■ SUPPLIED INFORMATION
----------------------------------------
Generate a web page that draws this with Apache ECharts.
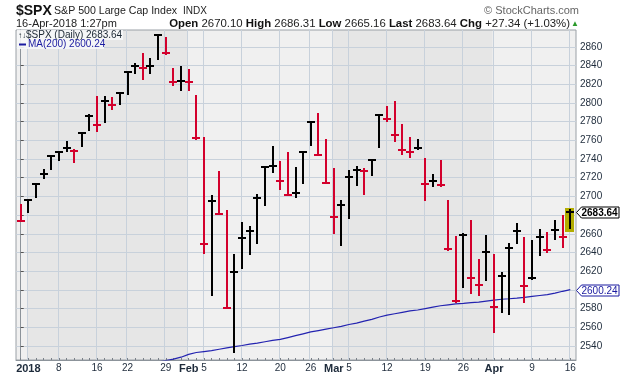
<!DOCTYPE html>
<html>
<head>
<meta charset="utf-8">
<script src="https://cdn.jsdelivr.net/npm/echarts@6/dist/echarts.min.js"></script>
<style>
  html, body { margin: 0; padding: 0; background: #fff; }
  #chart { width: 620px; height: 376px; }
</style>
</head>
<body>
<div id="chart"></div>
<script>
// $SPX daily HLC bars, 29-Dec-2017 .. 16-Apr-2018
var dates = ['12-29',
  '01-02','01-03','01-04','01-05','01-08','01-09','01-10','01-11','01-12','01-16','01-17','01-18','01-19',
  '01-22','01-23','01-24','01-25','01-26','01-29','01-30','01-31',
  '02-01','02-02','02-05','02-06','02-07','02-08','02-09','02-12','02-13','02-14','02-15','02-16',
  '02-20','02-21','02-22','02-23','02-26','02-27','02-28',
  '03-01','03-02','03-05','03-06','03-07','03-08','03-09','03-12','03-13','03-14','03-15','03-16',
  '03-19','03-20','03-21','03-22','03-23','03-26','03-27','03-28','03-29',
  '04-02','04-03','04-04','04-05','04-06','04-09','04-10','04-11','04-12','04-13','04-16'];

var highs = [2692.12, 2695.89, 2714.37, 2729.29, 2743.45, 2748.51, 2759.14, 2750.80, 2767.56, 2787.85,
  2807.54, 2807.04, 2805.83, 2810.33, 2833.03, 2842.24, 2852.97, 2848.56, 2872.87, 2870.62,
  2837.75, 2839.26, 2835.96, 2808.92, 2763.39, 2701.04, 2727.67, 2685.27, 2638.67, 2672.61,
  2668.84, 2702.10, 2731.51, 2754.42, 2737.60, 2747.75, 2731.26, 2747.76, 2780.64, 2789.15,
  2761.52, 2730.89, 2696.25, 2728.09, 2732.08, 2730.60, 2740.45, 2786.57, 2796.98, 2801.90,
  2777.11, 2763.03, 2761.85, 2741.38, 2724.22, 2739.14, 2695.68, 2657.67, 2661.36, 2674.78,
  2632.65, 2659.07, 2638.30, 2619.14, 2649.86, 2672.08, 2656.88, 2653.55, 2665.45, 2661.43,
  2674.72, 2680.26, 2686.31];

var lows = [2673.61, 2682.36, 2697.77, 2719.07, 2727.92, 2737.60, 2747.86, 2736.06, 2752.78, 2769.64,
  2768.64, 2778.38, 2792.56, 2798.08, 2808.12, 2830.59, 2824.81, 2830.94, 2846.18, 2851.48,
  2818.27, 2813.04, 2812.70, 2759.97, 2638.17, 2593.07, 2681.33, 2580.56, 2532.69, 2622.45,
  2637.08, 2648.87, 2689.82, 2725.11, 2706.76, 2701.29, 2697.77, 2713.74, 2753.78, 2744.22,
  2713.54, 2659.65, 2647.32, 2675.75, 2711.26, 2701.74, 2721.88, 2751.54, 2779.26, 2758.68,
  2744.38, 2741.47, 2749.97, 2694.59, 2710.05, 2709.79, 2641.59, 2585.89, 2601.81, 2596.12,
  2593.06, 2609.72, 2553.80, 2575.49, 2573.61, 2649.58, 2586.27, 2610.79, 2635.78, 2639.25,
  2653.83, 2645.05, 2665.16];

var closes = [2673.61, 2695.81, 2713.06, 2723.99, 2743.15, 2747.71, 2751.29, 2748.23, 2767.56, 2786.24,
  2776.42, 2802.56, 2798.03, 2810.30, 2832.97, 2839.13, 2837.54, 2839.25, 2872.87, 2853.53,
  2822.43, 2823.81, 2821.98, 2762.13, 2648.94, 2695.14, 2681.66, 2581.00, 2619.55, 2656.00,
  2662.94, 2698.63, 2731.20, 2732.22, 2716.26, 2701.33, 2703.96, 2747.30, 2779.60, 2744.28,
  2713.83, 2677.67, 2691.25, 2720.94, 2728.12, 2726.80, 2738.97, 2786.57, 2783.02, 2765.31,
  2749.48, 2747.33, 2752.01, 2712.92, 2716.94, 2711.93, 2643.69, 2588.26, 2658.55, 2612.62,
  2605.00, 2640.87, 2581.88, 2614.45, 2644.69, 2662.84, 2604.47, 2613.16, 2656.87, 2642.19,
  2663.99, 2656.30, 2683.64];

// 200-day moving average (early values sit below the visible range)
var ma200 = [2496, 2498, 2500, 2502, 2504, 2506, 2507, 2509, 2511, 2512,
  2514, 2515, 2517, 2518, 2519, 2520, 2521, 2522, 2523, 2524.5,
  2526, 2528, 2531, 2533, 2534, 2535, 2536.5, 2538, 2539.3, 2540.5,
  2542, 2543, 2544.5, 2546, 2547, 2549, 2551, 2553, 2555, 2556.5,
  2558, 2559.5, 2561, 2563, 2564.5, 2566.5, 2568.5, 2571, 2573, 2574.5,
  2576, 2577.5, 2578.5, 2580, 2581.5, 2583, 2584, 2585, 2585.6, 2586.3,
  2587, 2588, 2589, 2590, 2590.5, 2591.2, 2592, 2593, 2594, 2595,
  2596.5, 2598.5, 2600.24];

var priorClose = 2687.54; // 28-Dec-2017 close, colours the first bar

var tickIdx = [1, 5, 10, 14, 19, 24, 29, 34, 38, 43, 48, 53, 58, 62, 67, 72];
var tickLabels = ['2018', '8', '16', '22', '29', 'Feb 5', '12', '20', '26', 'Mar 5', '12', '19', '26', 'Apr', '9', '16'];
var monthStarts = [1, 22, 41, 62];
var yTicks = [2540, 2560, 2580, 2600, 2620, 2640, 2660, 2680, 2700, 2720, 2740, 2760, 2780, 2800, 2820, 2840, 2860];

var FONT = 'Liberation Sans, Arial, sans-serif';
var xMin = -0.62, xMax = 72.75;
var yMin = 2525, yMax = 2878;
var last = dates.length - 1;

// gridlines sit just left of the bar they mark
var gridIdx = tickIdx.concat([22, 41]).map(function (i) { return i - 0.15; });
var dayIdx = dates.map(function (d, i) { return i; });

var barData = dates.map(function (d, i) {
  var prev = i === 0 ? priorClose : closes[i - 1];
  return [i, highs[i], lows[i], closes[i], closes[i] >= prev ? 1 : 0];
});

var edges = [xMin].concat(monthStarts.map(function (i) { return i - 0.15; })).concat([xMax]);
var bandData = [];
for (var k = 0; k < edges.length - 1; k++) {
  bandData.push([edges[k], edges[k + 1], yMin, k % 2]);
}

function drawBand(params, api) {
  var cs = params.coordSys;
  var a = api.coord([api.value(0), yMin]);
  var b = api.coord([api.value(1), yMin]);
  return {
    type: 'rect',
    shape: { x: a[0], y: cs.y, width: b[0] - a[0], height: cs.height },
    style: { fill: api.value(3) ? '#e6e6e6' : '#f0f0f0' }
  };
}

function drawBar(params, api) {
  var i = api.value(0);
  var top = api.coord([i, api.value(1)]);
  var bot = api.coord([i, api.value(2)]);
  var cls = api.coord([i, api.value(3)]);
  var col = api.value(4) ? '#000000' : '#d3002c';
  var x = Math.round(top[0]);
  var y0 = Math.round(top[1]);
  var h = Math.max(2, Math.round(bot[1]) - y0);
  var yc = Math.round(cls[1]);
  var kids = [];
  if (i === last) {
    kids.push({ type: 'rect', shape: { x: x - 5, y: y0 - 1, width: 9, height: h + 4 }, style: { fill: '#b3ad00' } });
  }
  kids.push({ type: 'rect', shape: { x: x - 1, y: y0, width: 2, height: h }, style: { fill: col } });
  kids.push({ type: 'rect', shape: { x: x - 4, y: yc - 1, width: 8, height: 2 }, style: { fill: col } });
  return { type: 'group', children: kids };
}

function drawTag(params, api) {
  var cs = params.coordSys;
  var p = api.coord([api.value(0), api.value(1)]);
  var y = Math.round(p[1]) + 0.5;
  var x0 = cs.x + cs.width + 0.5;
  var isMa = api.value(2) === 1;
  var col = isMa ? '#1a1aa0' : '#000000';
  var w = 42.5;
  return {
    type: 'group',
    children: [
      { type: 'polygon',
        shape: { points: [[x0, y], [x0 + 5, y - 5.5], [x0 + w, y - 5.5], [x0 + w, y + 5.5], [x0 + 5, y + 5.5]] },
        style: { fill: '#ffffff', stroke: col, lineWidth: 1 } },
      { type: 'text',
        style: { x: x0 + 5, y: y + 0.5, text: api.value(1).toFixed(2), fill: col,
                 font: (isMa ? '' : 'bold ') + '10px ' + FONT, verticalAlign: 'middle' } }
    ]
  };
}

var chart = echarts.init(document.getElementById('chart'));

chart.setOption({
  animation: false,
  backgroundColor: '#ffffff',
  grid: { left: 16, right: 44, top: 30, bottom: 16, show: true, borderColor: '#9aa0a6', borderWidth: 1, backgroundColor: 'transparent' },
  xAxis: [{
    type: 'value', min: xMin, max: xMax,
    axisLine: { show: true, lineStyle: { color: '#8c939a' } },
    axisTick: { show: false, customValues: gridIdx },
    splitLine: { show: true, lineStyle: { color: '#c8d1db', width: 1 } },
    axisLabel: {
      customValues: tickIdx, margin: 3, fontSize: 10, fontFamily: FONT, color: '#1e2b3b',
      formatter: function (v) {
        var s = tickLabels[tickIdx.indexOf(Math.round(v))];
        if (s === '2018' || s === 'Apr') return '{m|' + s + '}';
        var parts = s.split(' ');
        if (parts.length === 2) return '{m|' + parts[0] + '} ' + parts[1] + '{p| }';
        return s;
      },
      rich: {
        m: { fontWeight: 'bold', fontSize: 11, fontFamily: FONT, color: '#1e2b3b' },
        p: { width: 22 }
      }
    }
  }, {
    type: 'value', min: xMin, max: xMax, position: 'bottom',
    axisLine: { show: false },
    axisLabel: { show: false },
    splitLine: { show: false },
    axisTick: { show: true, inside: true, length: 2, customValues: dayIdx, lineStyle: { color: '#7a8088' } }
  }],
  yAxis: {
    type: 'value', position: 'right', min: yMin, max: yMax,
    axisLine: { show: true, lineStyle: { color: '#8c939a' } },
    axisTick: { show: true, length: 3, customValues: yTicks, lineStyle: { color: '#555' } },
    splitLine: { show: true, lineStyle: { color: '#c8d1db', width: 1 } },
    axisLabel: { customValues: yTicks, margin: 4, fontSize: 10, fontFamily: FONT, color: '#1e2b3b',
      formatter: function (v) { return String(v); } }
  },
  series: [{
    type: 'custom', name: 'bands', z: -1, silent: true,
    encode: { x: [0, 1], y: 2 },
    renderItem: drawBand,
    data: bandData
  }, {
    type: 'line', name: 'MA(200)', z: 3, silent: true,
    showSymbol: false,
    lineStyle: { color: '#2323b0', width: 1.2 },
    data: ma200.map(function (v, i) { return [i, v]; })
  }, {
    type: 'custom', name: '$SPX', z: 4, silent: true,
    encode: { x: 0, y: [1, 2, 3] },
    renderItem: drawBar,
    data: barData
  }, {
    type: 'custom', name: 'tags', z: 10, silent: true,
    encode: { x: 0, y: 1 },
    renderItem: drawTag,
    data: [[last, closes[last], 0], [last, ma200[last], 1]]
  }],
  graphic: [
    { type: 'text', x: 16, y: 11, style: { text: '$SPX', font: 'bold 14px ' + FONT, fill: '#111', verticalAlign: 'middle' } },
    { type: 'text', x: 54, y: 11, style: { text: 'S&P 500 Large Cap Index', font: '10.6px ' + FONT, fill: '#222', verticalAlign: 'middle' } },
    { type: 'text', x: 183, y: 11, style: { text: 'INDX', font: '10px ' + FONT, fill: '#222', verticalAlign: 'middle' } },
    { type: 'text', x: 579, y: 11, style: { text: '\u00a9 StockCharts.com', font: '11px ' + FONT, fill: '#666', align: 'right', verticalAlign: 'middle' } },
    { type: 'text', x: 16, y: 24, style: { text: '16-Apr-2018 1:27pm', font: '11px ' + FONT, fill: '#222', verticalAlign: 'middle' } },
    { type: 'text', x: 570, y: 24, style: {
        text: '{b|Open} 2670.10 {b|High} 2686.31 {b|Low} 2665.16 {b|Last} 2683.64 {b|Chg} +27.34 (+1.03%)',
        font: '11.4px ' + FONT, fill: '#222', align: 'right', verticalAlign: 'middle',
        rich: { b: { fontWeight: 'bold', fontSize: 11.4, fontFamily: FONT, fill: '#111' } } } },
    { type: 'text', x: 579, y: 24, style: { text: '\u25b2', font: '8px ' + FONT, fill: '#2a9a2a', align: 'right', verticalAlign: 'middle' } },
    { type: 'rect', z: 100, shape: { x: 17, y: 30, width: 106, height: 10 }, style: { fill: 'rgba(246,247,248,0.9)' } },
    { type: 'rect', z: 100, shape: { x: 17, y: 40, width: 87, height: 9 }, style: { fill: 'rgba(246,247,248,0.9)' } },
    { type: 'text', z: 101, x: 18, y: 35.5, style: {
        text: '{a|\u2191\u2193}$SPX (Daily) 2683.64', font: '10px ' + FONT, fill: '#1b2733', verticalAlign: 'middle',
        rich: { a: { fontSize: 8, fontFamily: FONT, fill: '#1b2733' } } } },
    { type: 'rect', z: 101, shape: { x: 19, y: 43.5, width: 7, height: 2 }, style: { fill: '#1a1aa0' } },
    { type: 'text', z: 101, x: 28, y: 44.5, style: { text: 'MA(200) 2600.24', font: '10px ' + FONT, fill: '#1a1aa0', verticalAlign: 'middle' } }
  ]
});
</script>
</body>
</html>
----------------------------------------
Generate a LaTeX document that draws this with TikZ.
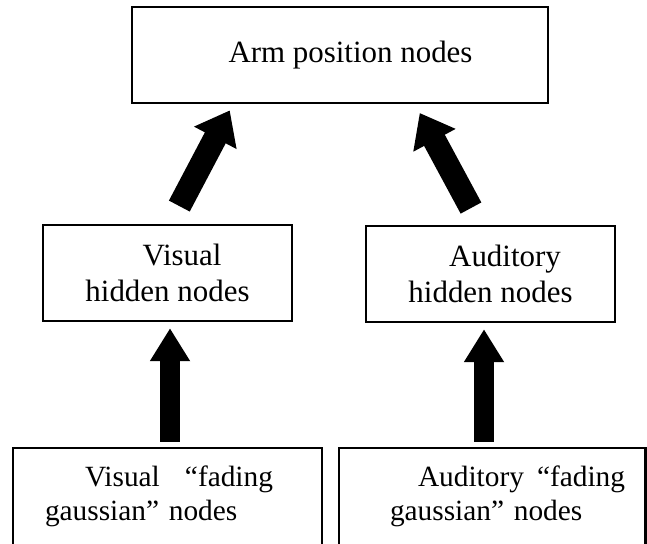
----------------------------------------
■ DIRECTIONS FOR THIS TASK
Filter out every line that lacks the word "draws", and copy the rest.

■ RESULT OF THIS TASK
Generate a web page that draws this with Apache ECharts.
Generate a LaTeX document that draws this with TikZ.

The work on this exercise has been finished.